>> Begin

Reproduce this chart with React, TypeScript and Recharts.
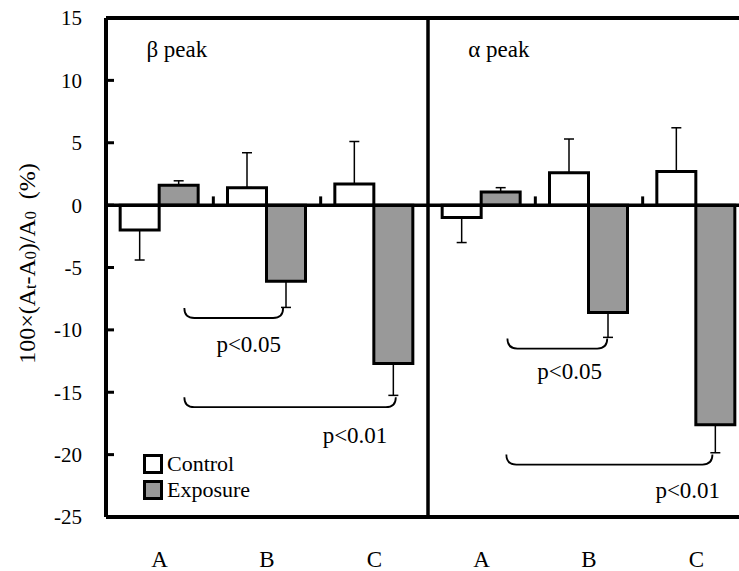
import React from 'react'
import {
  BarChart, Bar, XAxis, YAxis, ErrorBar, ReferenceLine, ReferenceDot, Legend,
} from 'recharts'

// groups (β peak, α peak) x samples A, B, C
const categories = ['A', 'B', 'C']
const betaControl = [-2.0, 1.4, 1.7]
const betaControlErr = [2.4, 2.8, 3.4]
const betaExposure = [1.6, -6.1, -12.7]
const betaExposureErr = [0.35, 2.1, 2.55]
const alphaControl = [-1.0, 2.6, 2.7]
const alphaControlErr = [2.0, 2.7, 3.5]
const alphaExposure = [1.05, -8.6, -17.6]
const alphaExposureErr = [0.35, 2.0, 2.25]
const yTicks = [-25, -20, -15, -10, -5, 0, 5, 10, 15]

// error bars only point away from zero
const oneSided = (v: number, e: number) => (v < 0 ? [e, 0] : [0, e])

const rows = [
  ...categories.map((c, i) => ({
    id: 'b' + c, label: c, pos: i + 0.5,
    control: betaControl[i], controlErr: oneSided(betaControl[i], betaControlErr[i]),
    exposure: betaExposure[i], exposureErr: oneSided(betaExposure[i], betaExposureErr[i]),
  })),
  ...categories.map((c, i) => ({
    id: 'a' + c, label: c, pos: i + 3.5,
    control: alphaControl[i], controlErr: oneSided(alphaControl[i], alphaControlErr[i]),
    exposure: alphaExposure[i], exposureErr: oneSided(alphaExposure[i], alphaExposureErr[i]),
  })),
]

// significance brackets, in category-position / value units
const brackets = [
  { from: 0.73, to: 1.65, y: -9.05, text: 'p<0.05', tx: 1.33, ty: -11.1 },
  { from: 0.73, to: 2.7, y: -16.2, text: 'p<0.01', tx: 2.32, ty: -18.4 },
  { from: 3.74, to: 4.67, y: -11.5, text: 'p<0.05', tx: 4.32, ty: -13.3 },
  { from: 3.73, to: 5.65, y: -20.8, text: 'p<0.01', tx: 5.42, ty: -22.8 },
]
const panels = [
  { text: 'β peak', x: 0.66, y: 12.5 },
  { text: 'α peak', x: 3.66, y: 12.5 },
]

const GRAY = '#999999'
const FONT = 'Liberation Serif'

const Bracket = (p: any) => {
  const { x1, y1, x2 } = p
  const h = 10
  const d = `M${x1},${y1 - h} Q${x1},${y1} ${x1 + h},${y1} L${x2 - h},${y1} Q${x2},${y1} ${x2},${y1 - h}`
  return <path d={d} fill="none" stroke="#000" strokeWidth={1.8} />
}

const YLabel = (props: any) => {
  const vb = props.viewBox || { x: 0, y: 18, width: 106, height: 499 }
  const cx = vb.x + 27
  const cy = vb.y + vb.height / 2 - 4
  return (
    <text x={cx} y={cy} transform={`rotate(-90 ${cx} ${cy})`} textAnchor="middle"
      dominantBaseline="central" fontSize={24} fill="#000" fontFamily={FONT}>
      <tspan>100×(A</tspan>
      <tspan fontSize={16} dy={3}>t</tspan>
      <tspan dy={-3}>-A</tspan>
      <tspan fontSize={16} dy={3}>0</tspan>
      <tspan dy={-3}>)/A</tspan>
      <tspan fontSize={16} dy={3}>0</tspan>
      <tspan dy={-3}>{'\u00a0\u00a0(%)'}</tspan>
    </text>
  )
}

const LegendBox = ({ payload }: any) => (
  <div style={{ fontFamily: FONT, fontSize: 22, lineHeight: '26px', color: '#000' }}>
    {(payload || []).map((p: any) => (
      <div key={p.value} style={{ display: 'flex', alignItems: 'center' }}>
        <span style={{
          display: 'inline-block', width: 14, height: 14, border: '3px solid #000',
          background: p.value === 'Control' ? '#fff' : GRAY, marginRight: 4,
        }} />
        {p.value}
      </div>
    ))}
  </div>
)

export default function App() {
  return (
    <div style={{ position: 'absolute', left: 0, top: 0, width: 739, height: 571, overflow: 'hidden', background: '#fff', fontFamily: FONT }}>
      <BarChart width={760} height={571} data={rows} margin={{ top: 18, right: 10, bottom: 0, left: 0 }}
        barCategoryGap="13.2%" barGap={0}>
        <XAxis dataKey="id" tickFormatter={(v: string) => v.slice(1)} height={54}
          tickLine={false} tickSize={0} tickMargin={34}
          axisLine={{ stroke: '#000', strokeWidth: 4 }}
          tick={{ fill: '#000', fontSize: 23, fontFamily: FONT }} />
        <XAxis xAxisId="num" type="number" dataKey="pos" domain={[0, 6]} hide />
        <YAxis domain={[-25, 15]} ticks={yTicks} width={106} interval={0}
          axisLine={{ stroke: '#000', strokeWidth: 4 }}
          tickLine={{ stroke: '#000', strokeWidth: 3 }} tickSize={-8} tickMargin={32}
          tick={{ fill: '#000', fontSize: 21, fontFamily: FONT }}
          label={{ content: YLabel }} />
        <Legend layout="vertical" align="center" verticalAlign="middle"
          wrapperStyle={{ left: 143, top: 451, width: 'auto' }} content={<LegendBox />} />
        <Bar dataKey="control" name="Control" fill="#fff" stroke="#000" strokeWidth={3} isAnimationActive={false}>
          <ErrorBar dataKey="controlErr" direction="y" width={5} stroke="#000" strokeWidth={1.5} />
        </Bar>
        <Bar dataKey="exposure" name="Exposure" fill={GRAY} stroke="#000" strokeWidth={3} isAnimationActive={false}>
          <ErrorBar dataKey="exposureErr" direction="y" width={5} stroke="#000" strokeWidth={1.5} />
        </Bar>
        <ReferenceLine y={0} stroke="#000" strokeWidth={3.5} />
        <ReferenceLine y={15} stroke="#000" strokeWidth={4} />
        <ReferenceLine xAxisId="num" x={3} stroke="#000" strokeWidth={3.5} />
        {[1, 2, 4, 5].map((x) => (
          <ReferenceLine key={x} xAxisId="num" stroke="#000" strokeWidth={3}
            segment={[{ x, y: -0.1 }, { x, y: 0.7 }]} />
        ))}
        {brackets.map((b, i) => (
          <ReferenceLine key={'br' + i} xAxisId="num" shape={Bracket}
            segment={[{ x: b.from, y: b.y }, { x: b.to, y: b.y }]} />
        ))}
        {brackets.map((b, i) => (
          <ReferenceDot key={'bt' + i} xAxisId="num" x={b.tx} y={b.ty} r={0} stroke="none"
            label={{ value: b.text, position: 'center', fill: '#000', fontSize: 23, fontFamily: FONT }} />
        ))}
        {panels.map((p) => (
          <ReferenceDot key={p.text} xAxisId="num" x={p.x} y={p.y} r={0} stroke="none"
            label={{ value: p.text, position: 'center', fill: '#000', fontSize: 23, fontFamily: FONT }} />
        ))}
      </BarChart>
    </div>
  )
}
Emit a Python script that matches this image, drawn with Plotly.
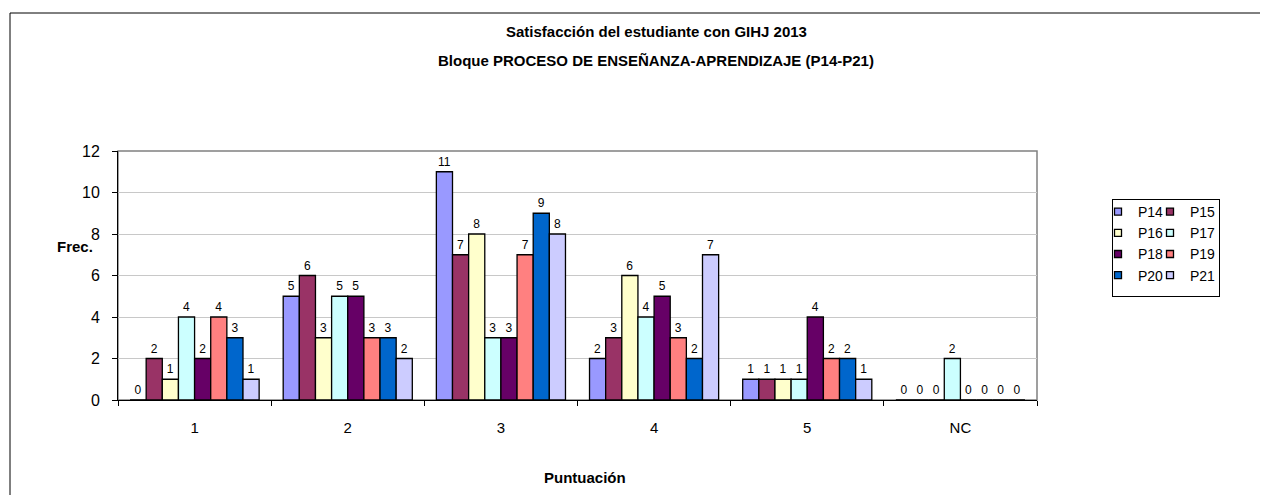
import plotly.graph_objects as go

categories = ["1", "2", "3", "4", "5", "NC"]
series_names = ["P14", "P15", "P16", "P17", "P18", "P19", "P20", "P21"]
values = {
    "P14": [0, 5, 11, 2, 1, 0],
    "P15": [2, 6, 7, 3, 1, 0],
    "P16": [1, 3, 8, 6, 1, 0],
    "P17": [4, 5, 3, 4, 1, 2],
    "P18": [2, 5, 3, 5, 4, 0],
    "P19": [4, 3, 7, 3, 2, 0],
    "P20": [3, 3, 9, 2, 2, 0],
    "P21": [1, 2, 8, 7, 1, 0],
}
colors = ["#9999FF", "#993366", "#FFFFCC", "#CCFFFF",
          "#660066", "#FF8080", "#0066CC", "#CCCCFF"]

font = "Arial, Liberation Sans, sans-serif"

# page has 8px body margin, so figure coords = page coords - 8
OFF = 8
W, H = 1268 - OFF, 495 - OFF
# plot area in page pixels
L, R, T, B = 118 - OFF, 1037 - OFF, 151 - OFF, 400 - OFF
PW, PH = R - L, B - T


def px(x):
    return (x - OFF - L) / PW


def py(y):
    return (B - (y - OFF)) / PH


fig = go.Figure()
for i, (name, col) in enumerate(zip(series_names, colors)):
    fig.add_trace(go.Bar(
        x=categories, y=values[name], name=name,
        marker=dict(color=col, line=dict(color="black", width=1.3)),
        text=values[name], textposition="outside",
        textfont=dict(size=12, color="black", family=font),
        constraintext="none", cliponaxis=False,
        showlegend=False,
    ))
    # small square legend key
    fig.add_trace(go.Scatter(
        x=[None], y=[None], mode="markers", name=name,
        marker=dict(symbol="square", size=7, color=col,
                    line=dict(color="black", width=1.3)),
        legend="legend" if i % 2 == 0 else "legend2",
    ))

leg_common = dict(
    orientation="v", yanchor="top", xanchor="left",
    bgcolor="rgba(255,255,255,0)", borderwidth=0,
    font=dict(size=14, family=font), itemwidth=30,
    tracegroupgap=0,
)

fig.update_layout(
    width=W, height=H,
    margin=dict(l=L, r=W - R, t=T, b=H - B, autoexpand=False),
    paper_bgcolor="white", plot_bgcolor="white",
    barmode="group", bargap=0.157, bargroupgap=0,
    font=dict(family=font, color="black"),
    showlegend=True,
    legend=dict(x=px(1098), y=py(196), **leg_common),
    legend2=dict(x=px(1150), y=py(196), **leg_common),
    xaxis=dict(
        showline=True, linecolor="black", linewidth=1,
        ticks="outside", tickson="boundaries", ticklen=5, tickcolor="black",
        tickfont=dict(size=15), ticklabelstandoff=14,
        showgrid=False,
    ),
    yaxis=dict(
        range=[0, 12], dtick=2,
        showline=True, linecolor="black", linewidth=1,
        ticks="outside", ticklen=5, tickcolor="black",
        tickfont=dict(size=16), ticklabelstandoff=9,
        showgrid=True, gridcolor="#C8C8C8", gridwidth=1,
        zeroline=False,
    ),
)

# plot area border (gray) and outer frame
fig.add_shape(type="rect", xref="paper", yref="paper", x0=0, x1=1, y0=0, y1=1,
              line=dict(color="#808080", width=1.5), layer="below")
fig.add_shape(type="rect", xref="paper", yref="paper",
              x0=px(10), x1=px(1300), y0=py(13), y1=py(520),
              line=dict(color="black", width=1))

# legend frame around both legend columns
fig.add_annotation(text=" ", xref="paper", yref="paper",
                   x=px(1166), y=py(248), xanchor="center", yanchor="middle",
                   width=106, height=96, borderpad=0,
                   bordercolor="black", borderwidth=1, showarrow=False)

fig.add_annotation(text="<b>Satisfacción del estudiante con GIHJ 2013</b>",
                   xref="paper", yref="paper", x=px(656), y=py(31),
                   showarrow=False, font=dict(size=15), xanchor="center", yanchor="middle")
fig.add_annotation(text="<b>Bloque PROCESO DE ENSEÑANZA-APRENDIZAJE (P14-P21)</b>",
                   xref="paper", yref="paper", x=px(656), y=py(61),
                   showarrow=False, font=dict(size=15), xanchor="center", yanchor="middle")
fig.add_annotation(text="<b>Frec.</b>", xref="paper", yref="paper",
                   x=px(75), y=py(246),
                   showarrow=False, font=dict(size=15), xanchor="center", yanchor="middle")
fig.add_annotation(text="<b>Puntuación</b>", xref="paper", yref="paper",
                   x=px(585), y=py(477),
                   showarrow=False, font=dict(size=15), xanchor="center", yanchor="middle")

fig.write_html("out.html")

>> End

» Goal
Everything above from the line with "Emit a Python" through the line with "import plotly.graph_objects as go" should be retyped exactly, and nothing else; omit pictures.

» Problem solution
Emit a Python script that matches this image, drawn with Plotly.
import plotly.graph_objects as go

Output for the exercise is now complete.